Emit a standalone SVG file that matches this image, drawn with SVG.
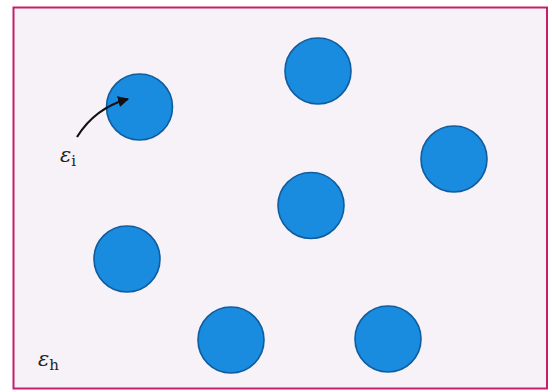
<svg xmlns="http://www.w3.org/2000/svg" width="552" height="392" viewBox="0 0 552 392">
<style>
.p{fill:#1a8ce0;stroke:#0f5c9e;stroke-width:1.6}
.t{font-family:"DejaVu Serif","Liberation Serif",serif;font-style:italic;font-size:21px;fill:#222}
.s{font-family:"DejaVu Serif","Liberation Serif",serif;font-size:15px;fill:#222}
</style>
<defs>
<marker id="ah" viewBox="0 0 10 10" refX="9" refY="5" markerWidth="5" markerHeight="5" orient="auto">
<path d="M0,0 L10,5 L0,10 z" fill="#111"/>
</marker>
</defs>
<rect x="0" y="0" width="552" height="392" fill="#ffffff"/>
<rect x="13.5" y="7.5" width="533.5" height="381" fill="#f7f2f7" stroke="#c2206c" stroke-width="2"/>
<g id="p1"><circle class="p" cx="139.5" cy="107" r="33"/></g>
<g id="p2"><circle class="p" cx="318" cy="71" r="33"/></g>
<g id="p3"><circle class="p" cx="454" cy="159" r="33"/></g>
<g id="p4"><circle class="p" cx="311" cy="205.5" r="33"/></g>
<g id="p5"><circle class="p" cx="127" cy="259" r="33"/></g>
<g id="p6"><circle class="p" cx="231" cy="340" r="33"/></g>
<g id="p7"><circle class="p" cx="388" cy="339" r="33"/></g>
<g id="connectors">
<path d="M77,137 Q95,108 128,99" fill="none" stroke="#111" stroke-width="2.2" marker-end="url(#ah)"/>
</g>
<g id="label-i"><text class="t" x="60" y="162">ε<tspan class="s" font-style="normal" dy="4">i</tspan></text></g>
<g id="label-h"><text class="t" x="38" y="366">ε<tspan class="s" font-style="normal" dy="4">h</tspan></text></g>
</svg>
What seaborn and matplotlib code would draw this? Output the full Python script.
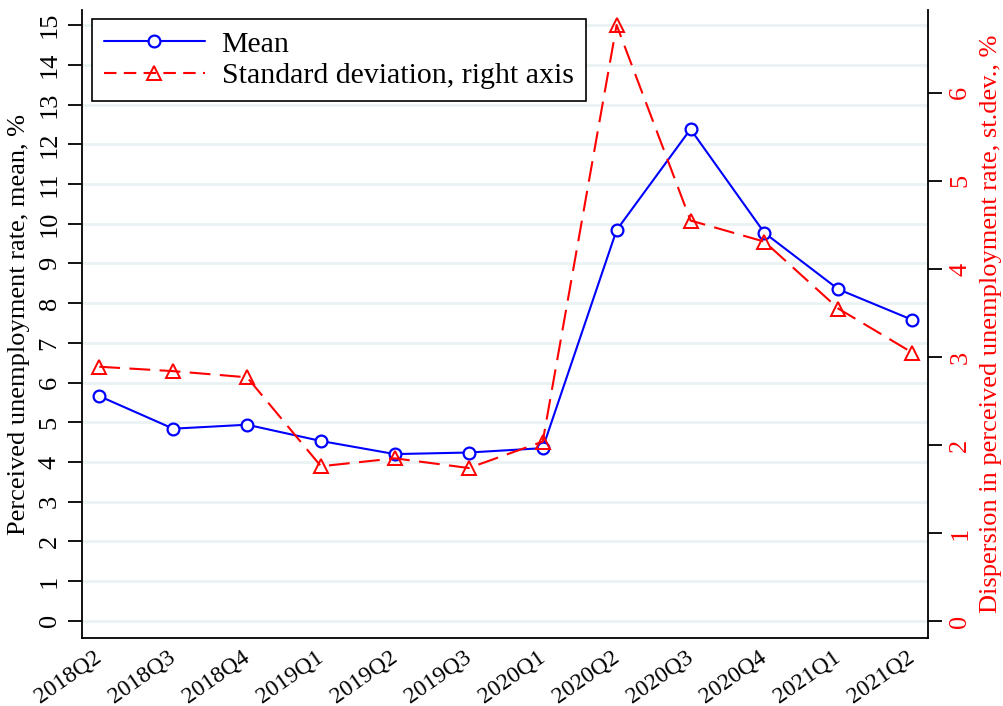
....................
Retype all entries exactly as they appear, dropping the images.

Emit a standalone SVG file that matches this image, drawn with SVG.
<svg xmlns="http://www.w3.org/2000/svg" width="552" height="392" viewBox="0 0 552 392">
<style>
.p{fill:#1a8ce0;stroke:#0f5c9e;stroke-width:1.6}
.t{font-family:"DejaVu Serif","Liberation Serif",serif;font-style:italic;font-size:21px;fill:#222}
.s{font-family:"DejaVu Serif","Liberation Serif",serif;font-size:15px;fill:#222}
</style>
<defs>
<marker id="ah" viewBox="0 0 10 10" refX="9" refY="5" markerWidth="5" markerHeight="5" orient="auto">
<path d="M0,0 L10,5 L0,10 z" fill="#111"/>
</marker>
</defs>
<rect x="0" y="0" width="552" height="392" fill="#ffffff"/>
<rect x="13.5" y="7.5" width="533.5" height="381" fill="#f7f2f7" stroke="#c2206c" stroke-width="2"/>
<g id="p1"><circle class="p" cx="139.5" cy="107" r="33"/></g>
<g id="p2"><circle class="p" cx="318" cy="71" r="33"/></g>
<g id="p3"><circle class="p" cx="454" cy="159" r="33"/></g>
<g id="p4"><circle class="p" cx="311" cy="205.5" r="33"/></g>
<g id="p5"><circle class="p" cx="127" cy="259" r="33"/></g>
<g id="p6"><circle class="p" cx="231" cy="340" r="33"/></g>
<g id="p7"><circle class="p" cx="388" cy="339" r="33"/></g>
<g id="connectors">
<path d="M77,137 Q95,108 128,99" fill="none" stroke="#111" stroke-width="2.2" marker-end="url(#ah)"/>
</g>
<g id="label-i"><text class="t" x="60" y="162">ε<tspan class="s" font-style="normal" dy="4">i</tspan></text></g>
<g id="label-h"><text class="t" x="38" y="366">ε<tspan class="s" font-style="normal" dy="4">h</tspan></text></g>
</svg>
What seaborn and matplotlib code would draw this? Output the full Python script.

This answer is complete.